Bone morphogenetic proteins and their antagonists: current and emerging clinical uses

Abstract

Bone morphogenetic proteins (BMPs) are members of the TGFβ superfamily of secreted cysteine knot proteins that includes TGFβ1, nodal, activins and inhibins. BMPs were first discovered by Urist in the 1960s when he showed that implantation of demineralized bone into intramuscular tissue of rabbits induced bone and cartilage formation. Since this seminal discovery, BMPs have also been shown to play key roles in several other biological processes, including limb, kidney, skin, hair and neuronal development, as well as maintaining vascular homeostasis. The multifunctional effects of BMPs make them attractive targets for the treatment of several pathologies, including bone disorders, kidney and lung fibrosis, and cancer. This review will summarize current knowledge on the BMP signalling pathway and critically evaluate the potential of recombinant BMPs as pharmacological agents for the treatment of bone repair and tissue fibrosis in patients.

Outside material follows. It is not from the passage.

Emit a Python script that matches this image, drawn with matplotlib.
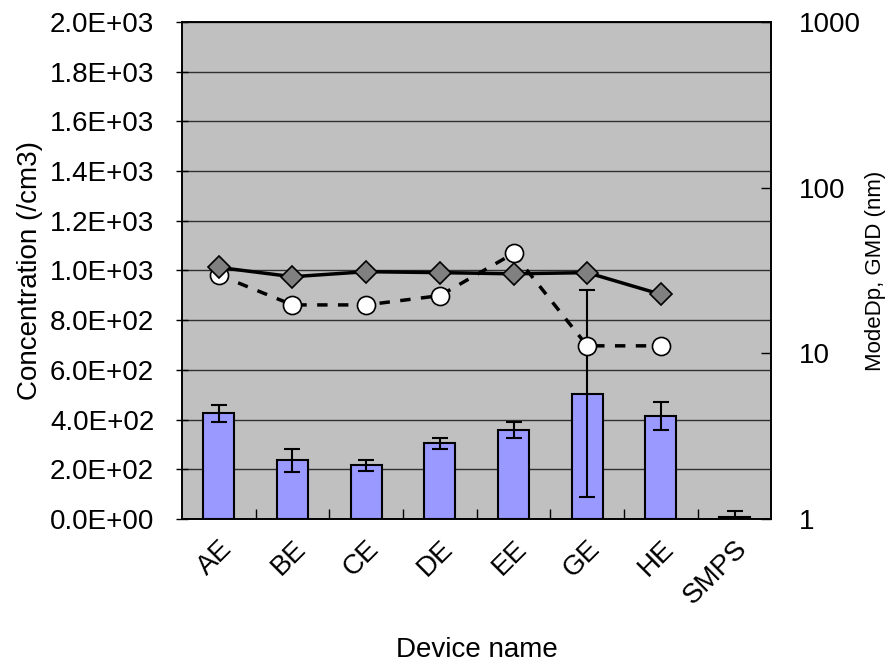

Keywords: bone morphogenetic protein; fibrosis; fracture; gremlin; inhibitors; scarring; skeleton.

Figure 1

Model of BMP synthesis and site-specific cleavage by proprotein convertases. BMPs are synthesized within the cell as large, inactive dimeric precursor proteins within the ER that require site-specific cleavage by proprotein convertases to produce stable, active dimers. This occurs at two sites located within its pro-domain. Initial cleavage at S1 site is thought to occur in the TGN and results in a pro-domain–ligand complex. This pro-domain–ligand complex is further cleaved at S2 site, which is rendered accessible due to the acidic enviroment within the post-TGN. This releases the mature ligand from the pro-domain, yielding a stable biologically active BMP monomer. ER, endoplasmic reticulum; TGN, trans-Golgi network; CM, cell membrane.

Figure 2

Activation and regulation of BMP/Smad-dependent signalling. BMP ligands bind to and activate type I and II serine/threonine kinase receptors (BMPR-I and BMPR-II, respectively), which triggers phosphorylation of the R-Smad1/5/8. Phosphorylated R-Smads form a heteromeric complex with the co-Smad 4, enabling its subsequent translocation to the nucleus where it binds to specific GC rich sequences within the promoters of several target genes in concert with various DNA binding co-factors. This cascade is tightly regulated, through pseudo-receptors such as BAMBI, which quench BMP ligands thereby limiting their availability to interact with their receptors. Extracellular regulation occurs via direct interaction of BMPs with their secreted antagonists, thereby preventing ligand receptor interaction. Intracellularly, this pathway is regulated by the I-Smads, Smad6 and 7. Smad6 prevents the formation of R-Smad and co-Smad complex formation. Smad7 regulates this pathway by forming a complex with Smurf1/2 and competing with R-Smad for type I receptor-mediated activation effectively antagonizing BMP/Smad pathway activation. This pathway is also regulated by phosphatases such as PP1, which dephosphorylates the BMP type I receptor, and PPM1A, which dephosphorylates R-Smads. R-Smad, receptor regulated Smads; I-Smad, inhibitory Smads; co-Smad, co-mediator Smad; ID, inhibitor of differentiation; PAI1, plasminogen activator inhibitor-1; PP1, protein phosphatase 1; PPM1A, metal ion-dependent protein phosphatases 1A; DBC, DNA binding co-factors; PM, plasma membrane.